On the assumption that the tradition is correct that Alexander settled for some time at Nunton [Baile nan Cailleach, the town of the nuns so not Caiileach alone], he will not have had a lease/tenancy. At the time Nunton was the home farm for the estate and from 1797 was the residence of the Factor or Estate Manager until the 1840s, when it was let out as a commercial farm, this persisting until after WW1. Accordingly, Alexander and family will have lived in the little cottar settlement on the moor to the east of the main house. It is no longer there except as traces of dwellings. His daily work will have seen him in and around Nunton Steadings, which is across the road from Nunton House itself. The house and surroundings are little changed from the early 1800s.

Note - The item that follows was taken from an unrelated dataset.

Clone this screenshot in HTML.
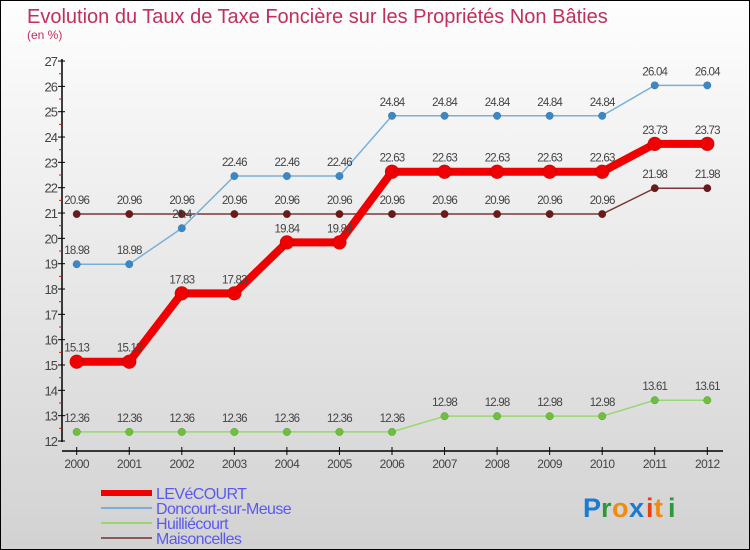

The Island of Grimsay [beware because there is another off the east coast of Benbecula] lies in the Sound between Benbecula and North Uist. Again it is not exactly extensive and you can drive round it in a quarter of an hour or so but, in this case, there is no indication of where the connection may have been. Carinish is then the first settlement on North Uist itself and indeed the references to this location may have been an approximation for Grimsay.